The sensation you feel in your stomach, behind your breastbone, or in the back of your throat is unpleasant. You know it has something to do with the digestive system, but it's difficult pinpointing the exact location and the exact sensation. Which makes determining the exact cause of your digestive problems difficult.

The truth is that many digestive problems behave similarly. For instance, the main symptom of gastroesophageal reflux disease (GERD) is heartburn, which can also be referred to as acid indigestion. [1]

Now, irritable bowel syndrome (IBS) has 3 main symptoms: abdominal pain, bloating, and discomfort. And even though IBS sufferers report a wide-range of symptoms, including cramping, diarrhea, and constipation, why people develop it remains unclear.

Interestingly, the same goes for GERD. We know that certain foods and lifestyles that contribute to it (e.g. obesity, smoking, and pregnancy), and we know what happens during it (the lower esophageal sphincter relaxes), but we cannot say with certainty why some people get it. This is the way in which GERD is most like IBS.

It is unsurprising, then, that recent studies have linked the two together. A May 2007 study specifically asked whether GERD and IBS overlap more often than not by factors other than chance. Nearly 2,300 questionnaires were used to compile data, and the results led the authors to conclude that in the general population, there is overlap between GERD and IBS and the overlap is not by chance.[2]

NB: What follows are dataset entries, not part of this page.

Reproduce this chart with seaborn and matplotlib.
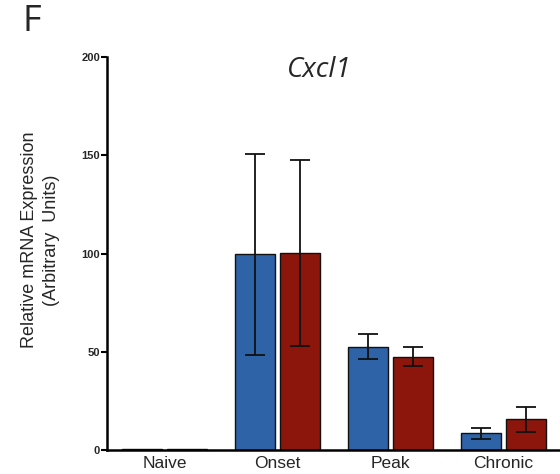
import matplotlib
matplotlib.use("Agg")
import matplotlib.pyplot as plt
import seaborn as sns
import pandas as pd
import numpy as np

# Cxcl1 relative expression by disease stage, two groups per stage
stages = ["Naive", "Onset", "Peak", "Chronic"]
groups = ["WT", "KO"]
means_wt = [0.5, 99.7, 52.6, 8.6]
means_ko = [0.5, 100.3, 47.5, 15.6]
err_wt = [0.0, 51.2, 6.3, 2.8]
err_ko = [0.0, 47.3, 4.9, 6.5]
yticks = [0, 50, 100, 150, 200]

blue = "#2f63a8"
red = "#8c160c"

df = pd.DataFrame({
    "stage": stages * 2,
    "group": [groups[0]] * 4 + [groups[1]] * 4,
    "value": means_wt + means_ko,
})

sns.set_style("white")
plt.rcParams["font.family"] = ["Liberation Sans", "DejaVu Sans"]

fig = plt.figure(figsize=(5.6, 4.74), dpi=100)
ax = fig.add_axes([0.191, 0.0506, 0.809, 0.8291])

sns.barplot(data=df, x="stage", y="value", hue="group", order=stages,
            hue_order=groups, palette=[blue, red], errorbar=None,
            saturation=1, gap=0.12, edgecolor="#111111", linewidth=1.0,
            legend=False, ax=ax)

# error bars at each bar centre, taken from the drawn patches
errs = {groups[0]: err_wt, groups[1]: err_ko}
means = {groups[0]: means_wt, groups[1]: means_ko}
for cont, g in zip(ax.containers, groups):
    xs = [p.get_x() + p.get_width() / 2 for p in cont.patches]
    e = np.array(errs[g])
    m = np.array(means[g])
    mask = e > 0
    ax.errorbar(np.array(xs)[mask], m[mask], yerr=e[mask], fmt="none",
                ecolor="#111111", elinewidth=1.3, capsize=7, capthick=1.3)

ax.set_xlim(-0.51, 3.5)
ax.set_ylim(0, 200)
ax.set_yticks(yticks)
ax.set_yticklabels([str(t) for t in yticks], fontsize=8, fontweight="bold")
ax.tick_params(axis="y", left=True, length=4, width=1.5, pad=1, color="black")
ax.tick_params(axis="x", bottom=False, labelsize=12.5, pad=1)
ax.set_xlabel("")
ax.set_ylabel("")

sns.despine(ax=ax)
for s in ["left", "bottom"]:
    ax.spines[s].set_linewidth(1.8)
    ax.spines[s].set_color("black")

fig.text(0.0723, 0.494, "Relative mRNA Expression\n(Arbitrary  Units)",
         rotation=90, ha="center", va="center", fontsize=13, linespacing=1.45)

ax.text(319 / 560, (474 - 70) / 474, "Cxcl1", transform=fig.transFigure,
        ha="center", va="center", fontsize=20, style="italic",
        family=["Open Sans", "DejaVu Sans"])
fig.text(32 / 560, (474 - 22) / 474, "F", ha="center", va="center",
         fontsize=26, family=["Open Sans", "DejaVu Sans"])

fig.savefig("out.png", dpi=100)
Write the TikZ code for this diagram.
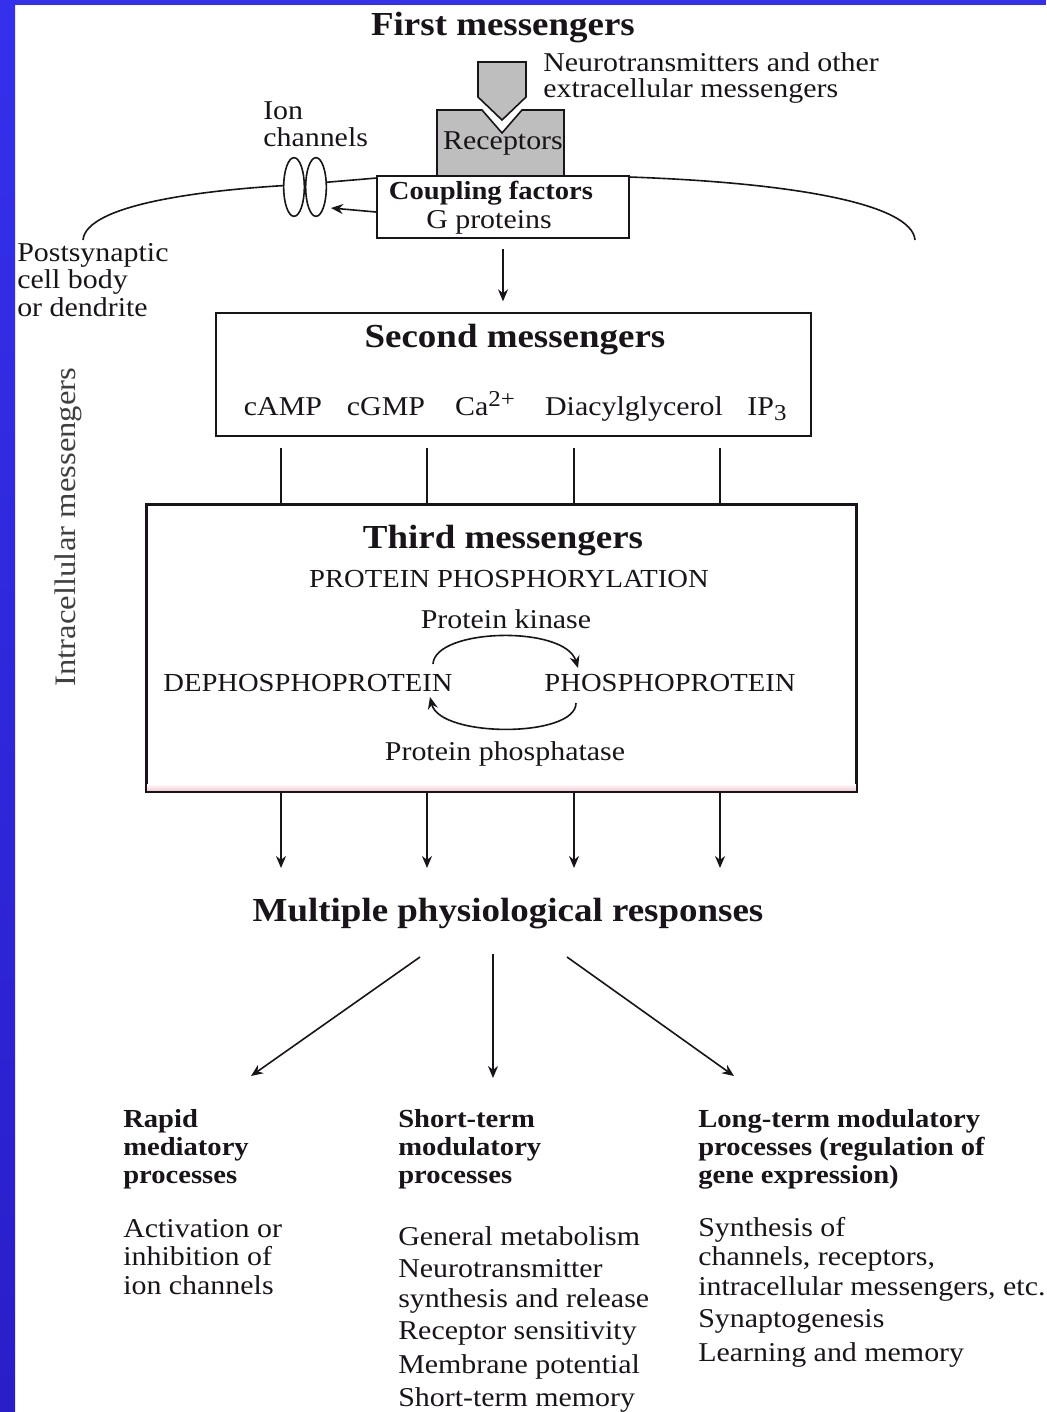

Given that 19 million Americans suffer from GERD[3] and nearly 1 in 5 Americans have IBS symptoms, this conclusion is hardly surprising. But does the study adequately explain the connection between IBS and GERD?

Not exactly. The results merely say that there is a connection between these two digestive problems. One reason for the connection may have to do with the similarities with which the two are treated: Diet, stress management, and prescribed medication-basic lifestyle changes-work for those with heartburn and those with the wide-ranging IBS symptoms alike. Still, none of this explains the scientific reasoning behind the overlap of the two digestive problems.

As such, the subject calls for much more research. IBS may be painful, irritating, and serious, and it may be common in those with GERD, but it does not lead to other health problems. And basic heartburn is experienced by 60 million Americans.[4] Hopefully this information serves as a comforting reminder that digestive problems, regardless of their connection to any other digestive problems, are not always conspiring to be your ruin.


[2] Talley, N. J., et al. "Overlap of gastro-oesophageal reflux disease and irritable bowel syndrome: prevalence and risk factors in the general population." Alimentary Pharmacology & Therapeutics, May 2007.